Among the excellent suggestions for future iterations of the course:

  • One-on-one mid-term conferences to discuss how a student is progressing and identifying specific things to work on. This is gold. I simply never thought of doing this, and it is so obvious.
  • More leveraging of the blog, which several of you really liked. This continues the conversation from Friday mornings, allows the quieter ones to chime in, and provides us with a record of our discussions. I just dropped the ball on this one, as I said up top.
  • More on managing the online content. We focused on developing the content but simply didn’t get to managing it very much. This is a valid criticism, and my response is simply the time issue. We spend about 37 hours together over the course of the semester.

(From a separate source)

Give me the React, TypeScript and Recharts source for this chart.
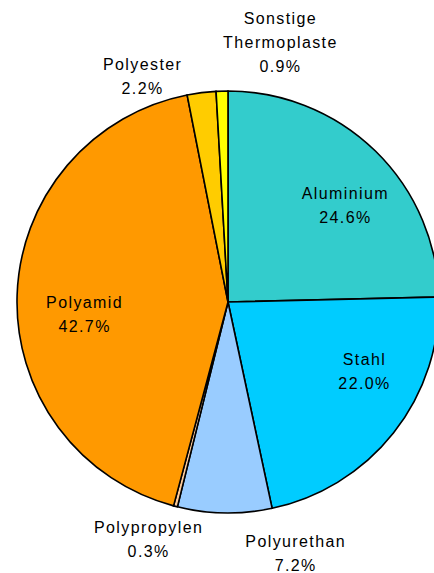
import React from 'react';
import { PieChart, Pie, Cell } from 'recharts';

const categories = ['Aluminium', 'Stahl', 'Polyurethan', 'Polypropylen', 'Polyamid', 'Polyester', 'Sonstige Thermoplaste'];
const shares = [24.6, 22.0, 7.2, 0.3, 42.7, 2.2, 0.9];
const labelLines = [['Aluminium'], ['Stahl'], ['Polyurethan'], ['Polypropylen'], ['Polyamid'], ['Polyester'], ['Sonstige', 'Thermoplaste']];

const colors = ['#33CCCC', '#00CCFF', '#99CCFF', '#FFCC99', '#FF9900', '#FFCC00', '#FFFF00'];
// label placement: angle (deg, clockwise from 12 o'clock) and distance as fraction of radius
const labelPlacement = [
  { a: 50.5, r: 0.721 },
  { a: 116.8, r: 0.725 },
  { a: 164.9, r: 1.232 },
  { a: 198.5, r: 1.185 },
  { a: 265.2, r: 0.682 },
  { a: 339.3, r: 1.145 },
  { a: 11.4, r: 1.257 },
];

const data = categories.map((name, i) => ({ name, value: shares[i] }));

const LINE = 24;

const renderLabel = (props: any) => {
  const { cx, cy, outerRadius, index } = props;
  const p = labelPlacement[index];
  const rad = (p.a * Math.PI) / 180;
  const x = cx + outerRadius * p.r * Math.sin(rad);
  const y = cy - outerRadius * p.r * Math.cos(rad);
  const lines = [...labelLines[index], shares[index].toFixed(1) + '%'];
  const n = lines.length;
  return (
    <text
      x={x}
      y={y}
      textAnchor="middle"
      fill="#000"
      fontFamily="'Liberation Sans', Arial, sans-serif"
      fontSize={16}
      letterSpacing={1.4}
    >
      {lines.map((t, k) => (
        <tspan key={k} x={x} y={y + (k - (n - 1) / 2) * LINE + 5.7}>
          {t}
        </tspan>
      ))}
    </text>
  );
};

export default function App() {
  return (
    <div style={{ position: 'absolute', left: 0, top: 0, width: 434, height: 573, background: '#fff' }}>
      <PieChart width={434} height={573} margin={{ top: 0, right: 0, bottom: 0, left: 0 }}>
        <Pie
          data={data}
          dataKey="value"
          nameKey="name"
          cx={228}
          cy={302}
          outerRadius={211}
          startAngle={90}
          endAngle={-270}
          stroke="#000"
          strokeWidth={1.6}
          label={renderLabel}
          labelLine={false}
          isAnimationActive={false}
        >
          {data.map((d, i) => (
            <Cell key={d.name} fill={colors[i]} />
          ))}
        </Pie>
      </PieChart>
    </div>
  );
}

Things go wrong, and unanticipated changes must be made. We just flat out ran out of time on put-together. But we are in really good shape. Check the ARC URL in about two weeks, and you should see all of your content and a fairly complete, robust site that you each can use in portfolios and as an example of your work to show potential employers.
  • Finally, at least two students reported that more direction would have helped. Yet, other students said the autonomy forced them to get it done, to be resourceful. I loved the fact that you all overcame, that you each learned what you needed to learn to produce quality stories, which you clearly did. The proof is always in the pudding.

Based on the products of your work and the comments in your reflections, excerpted here, the course was a phenomenal success. And we served a good cause with urgent need in the process. How cool is that?